INSTRUCTION ->
The line containing "ax = fig.add_axes([141" marks the end: quote every line from the start of the records below through it, word for word.

=-=-=

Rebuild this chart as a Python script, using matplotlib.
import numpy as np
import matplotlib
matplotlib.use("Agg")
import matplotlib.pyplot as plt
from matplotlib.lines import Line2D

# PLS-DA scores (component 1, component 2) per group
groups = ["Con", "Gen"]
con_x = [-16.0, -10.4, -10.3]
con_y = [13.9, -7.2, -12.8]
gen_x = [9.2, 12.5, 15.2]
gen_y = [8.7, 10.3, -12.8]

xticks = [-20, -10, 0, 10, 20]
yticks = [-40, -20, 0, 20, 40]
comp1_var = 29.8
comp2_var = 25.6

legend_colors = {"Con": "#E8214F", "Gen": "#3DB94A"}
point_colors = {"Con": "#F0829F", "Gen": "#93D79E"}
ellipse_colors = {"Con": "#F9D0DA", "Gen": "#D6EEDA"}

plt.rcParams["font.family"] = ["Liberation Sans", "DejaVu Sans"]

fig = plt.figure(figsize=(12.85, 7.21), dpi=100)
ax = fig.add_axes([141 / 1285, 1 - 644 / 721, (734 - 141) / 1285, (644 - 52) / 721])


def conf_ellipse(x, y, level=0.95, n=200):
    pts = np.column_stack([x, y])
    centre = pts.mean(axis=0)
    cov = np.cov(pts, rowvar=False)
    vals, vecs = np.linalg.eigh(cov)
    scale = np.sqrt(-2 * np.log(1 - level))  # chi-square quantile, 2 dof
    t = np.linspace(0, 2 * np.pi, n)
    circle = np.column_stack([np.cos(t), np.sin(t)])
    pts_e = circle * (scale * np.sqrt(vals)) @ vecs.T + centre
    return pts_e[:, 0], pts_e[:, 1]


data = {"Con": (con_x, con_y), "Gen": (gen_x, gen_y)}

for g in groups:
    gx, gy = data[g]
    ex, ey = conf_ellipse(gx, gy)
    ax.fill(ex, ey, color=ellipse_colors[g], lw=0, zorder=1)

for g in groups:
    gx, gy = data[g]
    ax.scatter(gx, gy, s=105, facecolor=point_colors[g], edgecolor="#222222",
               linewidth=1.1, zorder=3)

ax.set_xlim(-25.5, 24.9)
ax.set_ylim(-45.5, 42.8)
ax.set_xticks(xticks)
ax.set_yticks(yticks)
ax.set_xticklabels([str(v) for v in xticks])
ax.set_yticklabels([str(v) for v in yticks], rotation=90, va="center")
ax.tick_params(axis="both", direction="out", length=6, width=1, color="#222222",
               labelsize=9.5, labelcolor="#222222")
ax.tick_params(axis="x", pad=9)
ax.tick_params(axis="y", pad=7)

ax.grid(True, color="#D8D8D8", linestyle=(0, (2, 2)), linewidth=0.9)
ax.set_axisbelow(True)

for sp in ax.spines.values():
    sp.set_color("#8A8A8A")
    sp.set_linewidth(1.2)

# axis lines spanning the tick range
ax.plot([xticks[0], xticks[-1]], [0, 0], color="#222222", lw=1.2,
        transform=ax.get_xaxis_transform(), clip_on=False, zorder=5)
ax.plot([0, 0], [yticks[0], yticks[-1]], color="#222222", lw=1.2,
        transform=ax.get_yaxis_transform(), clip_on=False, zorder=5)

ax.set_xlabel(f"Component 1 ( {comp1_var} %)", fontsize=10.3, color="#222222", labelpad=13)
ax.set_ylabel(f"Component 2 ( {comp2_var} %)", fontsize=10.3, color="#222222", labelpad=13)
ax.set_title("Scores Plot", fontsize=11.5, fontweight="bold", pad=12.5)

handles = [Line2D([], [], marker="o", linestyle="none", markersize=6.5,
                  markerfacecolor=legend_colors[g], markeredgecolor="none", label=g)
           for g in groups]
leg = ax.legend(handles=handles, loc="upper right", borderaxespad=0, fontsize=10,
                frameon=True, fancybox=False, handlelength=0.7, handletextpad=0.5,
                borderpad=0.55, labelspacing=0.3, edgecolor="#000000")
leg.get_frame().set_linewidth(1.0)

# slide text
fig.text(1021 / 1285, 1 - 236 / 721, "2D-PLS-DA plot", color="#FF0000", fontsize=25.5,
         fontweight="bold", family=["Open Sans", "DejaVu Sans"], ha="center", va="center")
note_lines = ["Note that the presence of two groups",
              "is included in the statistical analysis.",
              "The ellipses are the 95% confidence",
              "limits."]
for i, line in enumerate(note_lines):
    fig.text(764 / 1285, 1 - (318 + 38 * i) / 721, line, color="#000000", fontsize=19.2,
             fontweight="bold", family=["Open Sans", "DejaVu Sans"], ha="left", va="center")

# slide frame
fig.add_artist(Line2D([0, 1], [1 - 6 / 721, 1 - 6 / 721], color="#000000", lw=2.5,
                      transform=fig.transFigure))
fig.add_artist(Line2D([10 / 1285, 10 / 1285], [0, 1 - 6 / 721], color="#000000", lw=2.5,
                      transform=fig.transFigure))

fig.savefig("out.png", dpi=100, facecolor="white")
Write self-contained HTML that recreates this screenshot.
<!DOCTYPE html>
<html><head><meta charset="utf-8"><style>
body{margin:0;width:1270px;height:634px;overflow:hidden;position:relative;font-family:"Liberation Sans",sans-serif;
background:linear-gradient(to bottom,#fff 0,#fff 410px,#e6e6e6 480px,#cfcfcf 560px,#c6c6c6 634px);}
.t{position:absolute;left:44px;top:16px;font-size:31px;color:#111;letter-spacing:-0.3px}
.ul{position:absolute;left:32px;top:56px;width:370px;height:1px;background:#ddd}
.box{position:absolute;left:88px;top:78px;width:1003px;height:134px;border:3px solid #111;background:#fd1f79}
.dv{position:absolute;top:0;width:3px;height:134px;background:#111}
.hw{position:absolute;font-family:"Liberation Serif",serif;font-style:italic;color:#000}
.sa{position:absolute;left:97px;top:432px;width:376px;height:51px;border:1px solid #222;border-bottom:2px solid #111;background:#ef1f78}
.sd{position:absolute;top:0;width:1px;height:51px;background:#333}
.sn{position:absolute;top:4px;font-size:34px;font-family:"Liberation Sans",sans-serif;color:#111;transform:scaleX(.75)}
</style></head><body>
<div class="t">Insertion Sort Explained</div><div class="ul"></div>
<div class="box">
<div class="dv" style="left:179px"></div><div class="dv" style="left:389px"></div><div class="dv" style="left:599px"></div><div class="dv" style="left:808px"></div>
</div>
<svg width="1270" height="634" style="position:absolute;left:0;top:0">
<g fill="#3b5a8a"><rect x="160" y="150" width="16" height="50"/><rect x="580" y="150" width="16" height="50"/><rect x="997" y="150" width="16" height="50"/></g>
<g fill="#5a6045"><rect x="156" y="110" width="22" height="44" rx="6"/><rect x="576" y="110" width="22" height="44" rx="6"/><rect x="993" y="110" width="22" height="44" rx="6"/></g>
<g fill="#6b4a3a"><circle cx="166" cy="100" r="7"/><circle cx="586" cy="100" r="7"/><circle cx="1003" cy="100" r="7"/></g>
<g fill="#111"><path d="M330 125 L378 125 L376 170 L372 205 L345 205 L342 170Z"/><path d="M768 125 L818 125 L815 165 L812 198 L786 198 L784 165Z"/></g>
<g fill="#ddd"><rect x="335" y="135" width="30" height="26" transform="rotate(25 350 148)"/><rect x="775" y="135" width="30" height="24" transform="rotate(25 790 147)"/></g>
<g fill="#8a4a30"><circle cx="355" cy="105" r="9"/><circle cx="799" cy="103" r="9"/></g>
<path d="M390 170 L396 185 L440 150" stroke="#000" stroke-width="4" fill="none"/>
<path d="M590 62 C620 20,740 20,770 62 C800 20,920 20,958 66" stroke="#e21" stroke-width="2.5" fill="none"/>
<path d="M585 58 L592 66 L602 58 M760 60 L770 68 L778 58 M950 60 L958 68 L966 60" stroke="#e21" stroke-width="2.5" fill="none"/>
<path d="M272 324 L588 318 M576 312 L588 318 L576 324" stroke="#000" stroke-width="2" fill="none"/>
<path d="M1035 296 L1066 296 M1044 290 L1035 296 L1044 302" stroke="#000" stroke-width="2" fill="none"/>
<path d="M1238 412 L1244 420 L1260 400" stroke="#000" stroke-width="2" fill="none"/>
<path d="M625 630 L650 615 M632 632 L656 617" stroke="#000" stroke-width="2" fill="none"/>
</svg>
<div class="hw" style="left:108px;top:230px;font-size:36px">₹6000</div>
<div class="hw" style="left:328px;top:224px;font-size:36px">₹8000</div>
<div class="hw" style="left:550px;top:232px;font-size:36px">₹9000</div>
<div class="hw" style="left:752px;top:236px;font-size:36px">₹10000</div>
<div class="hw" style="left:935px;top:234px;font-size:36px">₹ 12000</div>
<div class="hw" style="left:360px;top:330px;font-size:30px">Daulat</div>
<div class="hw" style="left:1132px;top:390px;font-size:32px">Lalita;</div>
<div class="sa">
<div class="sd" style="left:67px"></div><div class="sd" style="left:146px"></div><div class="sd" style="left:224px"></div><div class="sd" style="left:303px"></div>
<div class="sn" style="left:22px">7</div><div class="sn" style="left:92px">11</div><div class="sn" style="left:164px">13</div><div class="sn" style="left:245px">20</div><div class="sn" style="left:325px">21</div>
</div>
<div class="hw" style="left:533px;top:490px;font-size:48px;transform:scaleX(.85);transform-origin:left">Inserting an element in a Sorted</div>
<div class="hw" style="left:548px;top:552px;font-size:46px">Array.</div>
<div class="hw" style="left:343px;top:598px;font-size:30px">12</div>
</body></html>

=-=-=

OUTPUT OF THE TASK ->
Rebuild this chart as a Python script, using matplotlib.
import numpy as np
import matplotlib
matplotlib.use("Agg")
import matplotlib.pyplot as plt
from matplotlib.lines import Line2D

# PLS-DA scores (component 1, component 2) per group
groups = ["Con", "Gen"]
con_x = [-16.0, -10.4, -10.3]
con_y = [13.9, -7.2, -12.8]
gen_x = [9.2, 12.5, 15.2]
gen_y = [8.7, 10.3, -12.8]

xticks = [-20, -10, 0, 10, 20]
yticks = [-40, -20, 0, 20, 40]
comp1_var = 29.8
comp2_var = 25.6

legend_colors = {"Con": "#E8214F", "Gen": "#3DB94A"}
point_colors = {"Con": "#F0829F", "Gen": "#93D79E"}
ellipse_colors = {"Con": "#F9D0DA", "Gen": "#D6EEDA"}

plt.rcParams["font.family"] = ["Liberation Sans", "DejaVu Sans"]

fig = plt.figure(figsize=(12.85, 7.21), dpi=100)
ax = fig.add_axes([141 / 1285, 1 - 644 / 721, (734 - 141) / 1285, (644 - 52) / 721])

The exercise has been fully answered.